Le programme commence avec cette expérimentation à partir de diverses techniques d’animation, nous montrant comment une mère en bois tente de faire de son bébé une poupée parfaite. Le film est très surprenant par ce mélange de stop-motion et d’animation 3D angoissante. Nous sommes plongés, de plus en plus profondément et intensément, dans le cauchemar de cette mère qui tente désespérément de sculpter son bébé en un idéal visiblement inatteignable, mais surtout aliénant. Le tour de force du film étant bien de faire passer pour cauchemardesque non pas ces êtres en bois érodé se mutilant et ruisselant d’un liquide blanchâtre, mais bien la poupée Barbie à la 3D si parfaite et envahissante qu’elle en devient bien plus inquiétante.

Lili Alone de Zou Jing

Dans ce drame social contrastant totalement avec la vision pop et hallucinée de Perfect City : The Mother, nous suivons Lili qui, pour sauver son père mourant, devient mère porteuse. Le film est formellement saisissant avec sa caméra quasiment toujours immobile et centrée sur son personnage principal, donnant lieu à des compositions de plan virtuoses. Zou Jing arrive à faire entrer le ton ultra-réaliste du récit en symbiose avec sa réalisation ostensiblement réglée : jamais la qualité géométrique, presque arithmétique de la réalisation, n’empêche les personnages d’avoir du relief. Mais surtout cela n’est jamais un obstacle à la narration pour trouver son propre rythme dans cet étau très exigeant. Mieux, il se permet même d’explorer sa problématique avec beaucoup de pudeur, tant dans ses effets dramatiques que dans ses moments plus doux. Une légère gravité s’émane du film, nous permettant d’appréhender Lili premièrement par sa personne, tout en développant un état des lieux très ambigu sur cette épineuse question des mères porteuses. Il est d’avantage question d’entrer en empathie avec Lili, plutôt que de se faire juge de sa situation.

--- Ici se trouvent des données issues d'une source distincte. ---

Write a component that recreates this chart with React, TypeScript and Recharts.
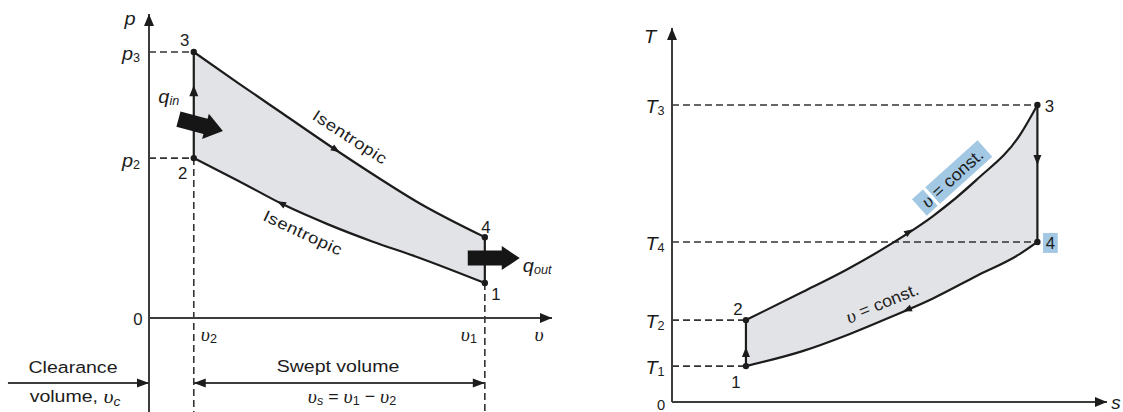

The Dreamland / Olympic – Rêve(s)

The Dreamland de Bian Ka

Ici, Bian Ka tente de représenter la logique du rêve à travers, une nouvelle fois, de l’animation expérimentale. C’est ainsi que des taches d’encre deviennent des formes, puis des personnages, puis reviennent à l’état de tache, le tout dans une fluidité berçante. Cet onirisme, triomphant sur tout le reste, est aussi accompagné d’une certaine matérialité visuelle : on y voit le papier (et ses reliefs) sur lequel l’animation se déploie. Plus que le papier, on assiste surtout à la naissance du dessin qui, s’animant sous nos yeux, laisse toujours les traces de son passage sur la feuille. Sans chercher à révolutionner le concept d’animation, ce court est un tour de force stylistique au rendu hypnotisant et presque apaisant.

Olympic de Zhu Xin

Aux antipodes de ce dernier, Olympic est une fiction de SF très classique dans laquelle Mara, dans un futur proche, veut battre le record du monde d’athlétisme. Le rêve y est cependant tout autant omniprésent : que ce soit dans la volonté impossible de Mara (toute l’intrigue repose sur le fait que le précédent record du monde détenu par le Jamaïcain Powell est un record inhumain, impossible scientifiquement) que dans la mise en scène du film. Si ce court est probablement le plus faible du programme, sa force réside dans l’univers qu’il arrive à mettre en place en quelques plans seulement. Plus que sa mise en place, Zhu Xin l’exploite assez finement, faisant de ce monde anticipatoire un espace à la lisière de l’intangible : ces panoramas de villes désertées, tout comme la trajectoire des différents personnages, tiennent tant de la vision apocalyptique que de l’onirisme brumeux. Malgré ses longueurs (il faut noter que du haut de ses 30 minutes, il reste le court le plus long du programme), son univers fantasmagorique et ses étrangetés science-fictionnesques l’emportent.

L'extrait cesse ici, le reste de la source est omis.